To understand the big contribution of the author’s “neural style” algorithm, we need to understand previous works. Suppose we have an input image and we want to apply the style from a reference image to create an output image. The usual objective function for “style transfer” minimizes a linear combination of two terms. The first term ensures that the output image is similar to the input image (it is the sum of all squared element-wise differences between the feature maps of the input and output images). The second term ensures that the output image is similar to the reference image (this term is the sum of all the squared element-wise differences between the Gram matrices of the output and style images). The second term is also multiplied by a constant that controls the trade-off between content (the first term) and style (the second term).
The issue with that method is that it creates output images that aren’t “photorealistic.” Those images have distortions, both in terms of shape and colors bleeding into areas they shouldn’t. To get around this, the authors note that “the input is already photorealistic.” By making sure the input image doesn’t change too much, they can exploit that photorealism.
The authors change the objective function by adding one term that makes sure the changes between the input and output images are locally linear in terms of color. They also make a change to the term that makes sure the output image is similar to the reference image. One of their concerns is that the style of the sky in the reference image will affect the style of the houses (for example) in the output image. To get around that, they use another neural net to tag areas of the input and reference images with descriptions like: lake, sky, house, tree, etc. The output-reference term then makes sure that similarly tagged areas from the output and reference images are similar. The new terms each get a constant that controls how much they affect the output image (style v. content v. local transformation).
In the images above, the left-most column is the input image, the center column is the style image and the right column is the output image. The results are pretty staggering, and the paper itself contains comparisons with older methods that make their improvements obvious. The deep blacks present in the folds of the rose transfer flawlessly, something older algorithms couldn’t manage to pull off.
This isn’t a post, even a little, about ethics, but it seems important to keep broader context in mind when thinking about methods that convincingly blur the line between what isn’t and what is. In a world where the internet can’t agree whether a dress is blue-and-black or white-and-gold, even without editing, the way powerful algorithms are changing the meaning of the word “photorealistic” can be unnerving. Deep-style transfer is incredible, but as the field improves social guidelines about content fidelity need to improve if we have any chance of telling output and input images apart.

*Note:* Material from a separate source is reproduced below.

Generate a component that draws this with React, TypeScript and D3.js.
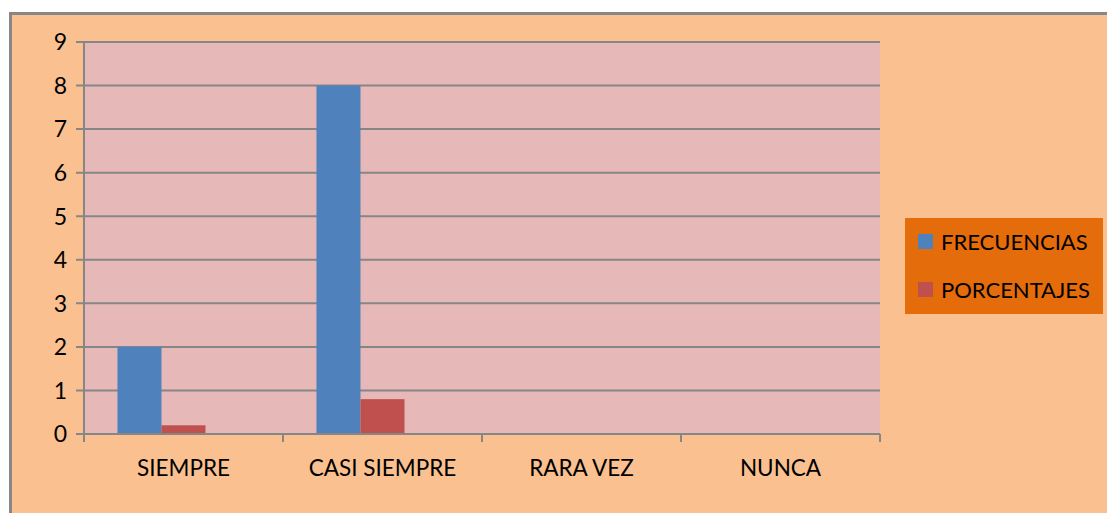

1. At a very high level, convolutional neural networks are neural networks with particular rules on how neurons from a previous layer affect neurons in a subsequent layer (these rules apply to the convolutional layers). There are two rules. One, neurons can only affect other nearby neurons, and two, the way the effect of a neuron on another neuron is calculated is the same for all neurons. These rules are typically called “locally connected” and “shared weight.” A convolutional neural network is then just a neural network where most of the layers are locally connected and have shared weights. For a more thorough, better look at the subject: https://adeshpande3.github.io/A-Beginner%27s-Guide-To-Understanding-Convolutional-Neural-Networks/